▶ [TO DO] Print, exactly and with both ends included, the lines below that run from the one containing "Clone this diagram in TikZ." to the one containing "(9,8) -- (1162,8);". Pictures are omitted.

# Start of RECORDS

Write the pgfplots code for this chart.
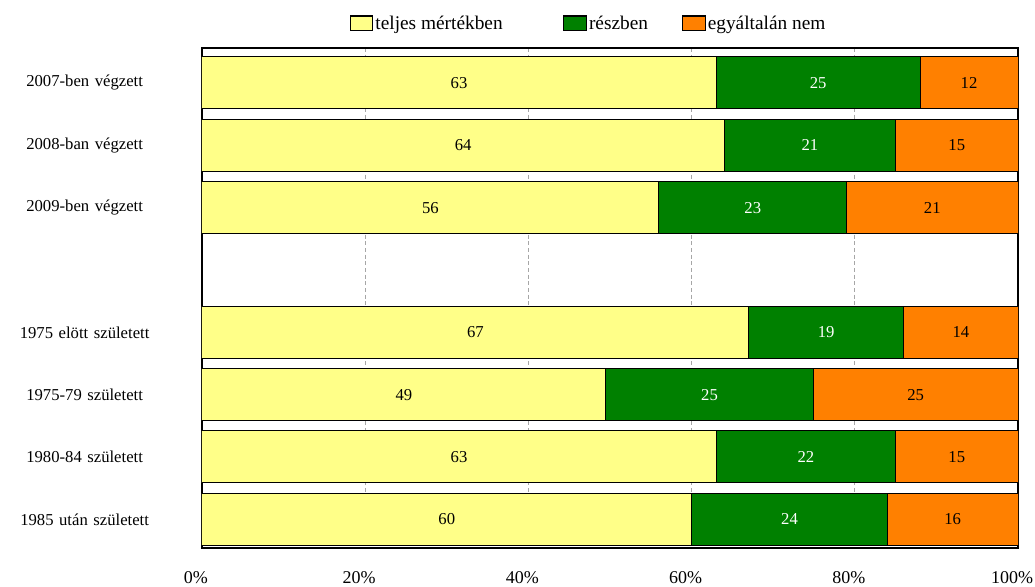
\documentclass[border=0pt]{standalone}
\usepackage{fontspec}
\setmainfont{Liberation Serif}
\usepackage{pgfplots}
\usepackage{pgfplotstable}
\pgfplotsset{compat=1.18}
\definecolor{cyel}{RGB}{255,255,136}
\definecolor{cgrn}{RGB}{0,128,0}
\definecolor{corg}{RGB}{255,128,0}
\pgfplotstableread{
y a b c la lb lc
0 63 25 12 63 25 12
1 64 21 15 64 21 15
2 56 23 21 56 23 21
4 67 19 14 67 19 14
5 49.5 25.4 25.1 49 25 25
6 63 22 15 63 22 15
7 60 24 16 60 24 16
}\data
\begin{document}
\begin{tikzpicture}
\begin{axis}[
  xbar stacked,
  scale only axis, width=612pt, height=375pt,
  xmin=0, xmax=100, ymin=-0.56, ymax=7.46, y dir=reverse,
  bar width=39pt,
  xtick={0,20,...,100},
  xticklabel={\pgfmathprintnumber[assume math mode=true]{\tick}\%},
  xticklabel style={yshift=-14pt, xshift=-4.5pt, font=\fontsize{13.5}{15}\selectfont},
  ytick={0,1,2,4,5,6,7},
  yticklabels={2007-ben végzett,2008-ban végzett,2009-ben végzett,1975 elött született,1975-79 született,1980-84 született,1985 után született},
  yticklabel style={text width=169pt, align=center, font=\fontsize{12.5}{14}\selectfont},
  xmajorgrids, major grid style={gray!70, densely dashed, line width=0.5pt},
  major tick length=0pt,
  axis line style={line width=1.2pt},
  legend columns=3,
  legend style={at={(0.4737,1)}, anchor=south, yshift=9pt, draw=none,
    font=\fontsize{14.5}{16}\selectfont,
    /tikz/every even column/.append style={column sep=0pt},
    nodes={inner sep=1.5pt}},
  legend image code/.code={\draw[#1, line width=0.8pt] (0pt,-5.5pt) rectangle (17pt,5.5pt);},
  nodes near coords, point meta=explicit symbolic,
  every node near coord/.append style={anchor=center, font=\fontsize{12.5}{14}\selectfont},
]
\addplot[fill=cyel, draw=black, line width=0.75pt] table[x=a, y=y, meta=la]{\data};
\addplot[fill=cgrn, draw=black, line width=0.75pt, every node near coord/.append style={text=white}] table[x=b, y=y, meta=lb]{\data};
\addplot[fill=corg, draw=black, line width=0.75pt] table[x=c, y=y, meta=lc]{\data};
\legend{teljes mértékben\rule{44pt}{0pt}, részben\rule{24pt}{0pt}, egyáltalán nem}
\end{axis}
\pgfresetboundingbox
\path[use as bounding box] ([shift={(-151.5pt,-28.5pt)}]current axis.south west) rectangle ([shift={(12.75pt,36pt)}]current axis.north east);
\end{tikzpicture}
\end{document}
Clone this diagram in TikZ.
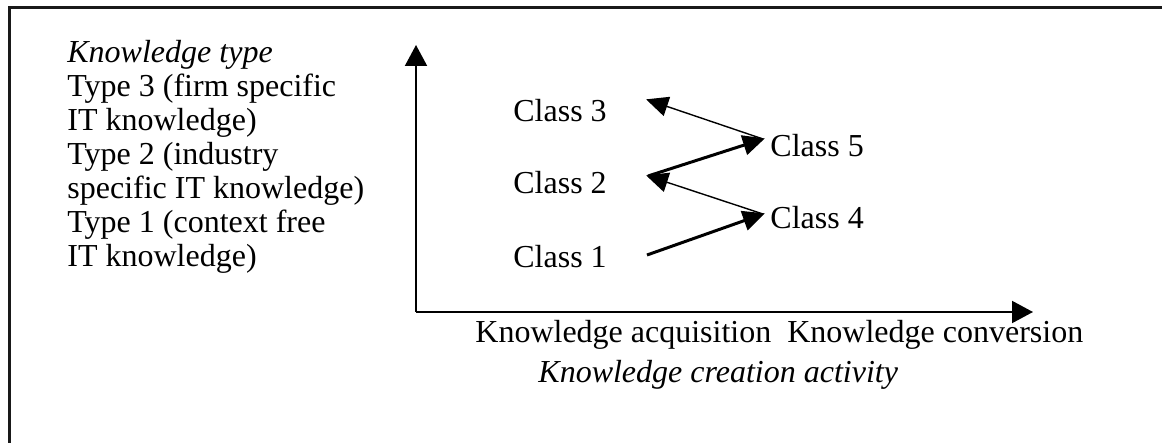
\documentclass[tikz,border=0pt]{standalone}
\usepackage{fontspec}
\setmainfont{Liberation Serif}
\usetikzlibrary{arrows.meta}
\begin{document}
\begin{tikzpicture}[x=0.5pt,y=-0.5pt,
  txt/.style={anchor=base west,inner sep=0pt,font=\fontsize{16}{17}\selectfont},
  frameline/.style={line width=1.5pt,draw=black!90},
  axis/.style={line width=1pt,-{Triangle[length=10.5pt,width=11pt]}},
  fwd/.style={line width=1.5pt,-{Triangle[length=11pt,width=10pt]},shorten >=-1pt},
  back/.style={line width=0.7pt,-{Triangle[length=11pt,width=10pt]},shorten >=-1pt}]
\useasboundingbox (0,0) rectangle (1162,443);
% open frame: top and left edges
\draw[frameline] (9,443) -- (9,8) -- (1162,8);

% legend of knowledge types
\foreach \t [count=\i from 0] in {{\textit{Knowledge type}},
    {Type 3 (firm specific},{IT knowledge)},{Type 2 (industry},
    {specific IT knowledge)},{Type 1 (context free},{IT knowledge)}}
  \node[txt] (kt\i) at (67,{63+34*\i}) {\t};

% axes
\coordinate (o) at (416,312);
\coordinate (ytop) at (416,45);
\coordinate (xend) at (1033,312);
\draw[axis] (o) -- (ytop);
\draw[axis] (o) -- (xend);

% classes
\node[txt] (c3) at (513,122) {Class 3};
\node[txt] (c2) at (513,194) {Class 2};
\node[txt] (c1) at (513,268) {Class 1};
\node[txt] (c5) at (770,157) {Class 5};
\node[txt] (c4) at (770,229) {Class 4};

% zigzag path between classes
\coordinate (z1) at (647,255);
\coordinate (z4) at (763,214);
\coordinate (z2) at (648,176);
\coordinate (z5) at (763,139);
\coordinate (z3) at (648,100);
\draw[fwd] (z1) -- (z4);
\draw[back] (z4) -- (z2);
\draw[fwd] (z2) -- (z5);
\draw[back] (z5) -- (z3);

% axis labels
\node[txt] (acts) at (475,343) {Knowledge acquisition\ \ Knowledge conversion};
\node[txt] (xlab) at (538,382) {\textit{Knowledge creation activity}};
\end{tikzpicture}
\end{document}
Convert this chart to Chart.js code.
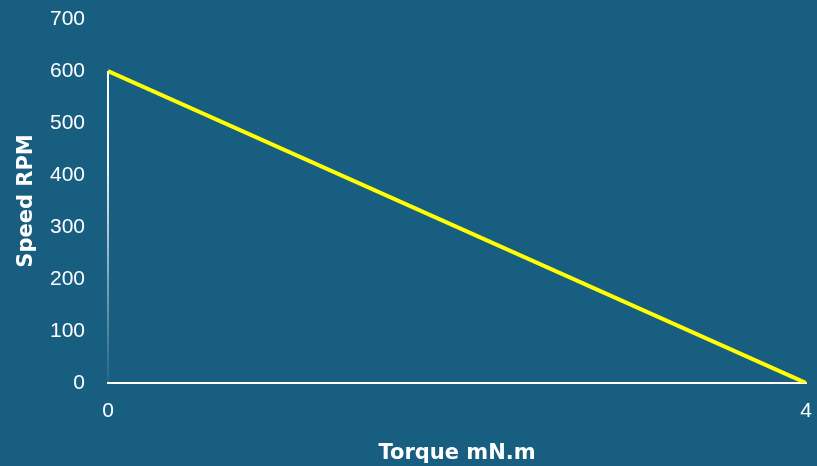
<!DOCTYPE html>
<html>
<head>
<meta charset="utf-8">
<script src="https://cdn.jsdelivr.net/npm/chart.js@4"></script>
<style>
  html, body { margin: 0; padding: 0; background: #175E80; }
  #wrap { width: 817px; height: 466px; }
</style>
</head>
<body>
<div id="wrap"><canvas id="speed-chart" width="817" height="466"></canvas></div>
<script>
const torque = [0, 4];
const speed = [600, 0];
const xTicks = [0, 4];
const yMax = 700;

// vertical axis line, fading out toward the bottom
const yAxisLine = {
    id: 'yAxisLine',
    afterDatasetsDraw(chart) {
        const ctx = chart.ctx;
        const x = chart.scales.x.getPixelForValue(0);
        const top = chart.scales.y.getPixelForValue(speed[0]);
        const bottom = chart.scales.y.getPixelForValue(0);
        const grad = ctx.createLinearGradient(0, top, 0, bottom);
        grad.addColorStop(0, 'rgba(255,255,255,1)');
        grad.addColorStop(0.3, 'rgba(255,255,255,0.95)');
        grad.addColorStop(0.7, 'rgba(255,255,255,0.4)');
        grad.addColorStop(1, 'rgba(255,255,255,0.05)');
        ctx.save();
        ctx.strokeStyle = grad;
        ctx.lineWidth = 2;
        ctx.beginPath();
        ctx.moveTo(x, top);
        ctx.lineTo(x, bottom);
        ctx.stroke();
        ctx.restore();
    }
};

const tickFont = { family: 'Liberation Sans', size: 21 };
const titleFont = { family: 'DejaVu Sans', size: 21, weight: 'bold' };

new Chart(document.querySelector('#speed-chart').getContext('2d'), {
    type: 'line',
    data: {
        datasets: [{
            data: torque.map((t, i) => ({ x: t, y: speed[i] })),
            borderColor: '#FFFF00',
            borderWidth: 4,
            pointRadius: 0,
            fill: false
        }]
    },
    options: {
        responsive: false,
        animation: false,
        layout: { padding: 0 },
        plugins: { legend: { display: false }, tooltip: { enabled: false } },
        scales: {
            x: {
                type: 'linear',
                min: 0,
                max: 4,
                afterBuildTicks: axis => { axis.ticks = xTicks.map(v => ({ value: v })); },
                afterFit: axis => {
                    axis.height = 83;
                    axis.paddingLeft = 0;
                    axis.paddingRight = 11;
                },
                grid: { display: false, drawTicks: false },
                border: { display: true, color: '#FFFFFF', width: 2 },
                ticks: { color: '#FFFFFF', padding: 16, font: tickFont },
                title: {
                    display: true,
                    text: 'Torque mN.m',
                    color: '#FFFFFF',
                    padding: { top: 0, bottom: 0 },
                    font: titleFont
                }
            },
            y: {
                min: 0,
                max: yMax,
                afterFit: axis => {
                    axis.width = 108;
                    axis.paddingTop = 19;
                    axis.paddingBottom = 0;
                },
                ticks: { stepSize: 100, color: '#FFFFFF', padding: 23, font: tickFont },
                grid: { display: false, drawTicks: false },
                border: { display: false },
                title: {
                    display: true,
                    text: 'Speed RPM',
                    color: '#FFFFFF',
                    padding: { top: 14, bottom: 0 },
                    font: titleFont
                }
            }
        }
    },
    plugins: [yAxisLine]
});
</script>
</body>
</html>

# End of RECORDS

▶ [EXERCISE OUTPUT]
Clone this diagram in TikZ.
\documentclass[tikz,border=0pt]{standalone}
\usepackage{fontspec}
\setmainfont{Liberation Serif}
\usetikzlibrary{arrows.meta}
\begin{document}
\begin{tikzpicture}[x=0.5pt,y=-0.5pt,
  txt/.style={anchor=base west,inner sep=0pt,font=\fontsize{16}{17}\selectfont},
  frameline/.style={line width=1.5pt,draw=black!90},
  axis/.style={line width=1pt,-{Triangle[length=10.5pt,width=11pt]}},
  fwd/.style={line width=1.5pt,-{Triangle[length=11pt,width=10pt]},shorten >=-1pt},
  back/.style={line width=0.7pt,-{Triangle[length=11pt,width=10pt]},shorten >=-1pt}]
\useasboundingbox (0,0) rectangle (1162,443);
% open frame: top and left edges
\draw[frameline] (9,443) -- (9,8) -- (1162,8);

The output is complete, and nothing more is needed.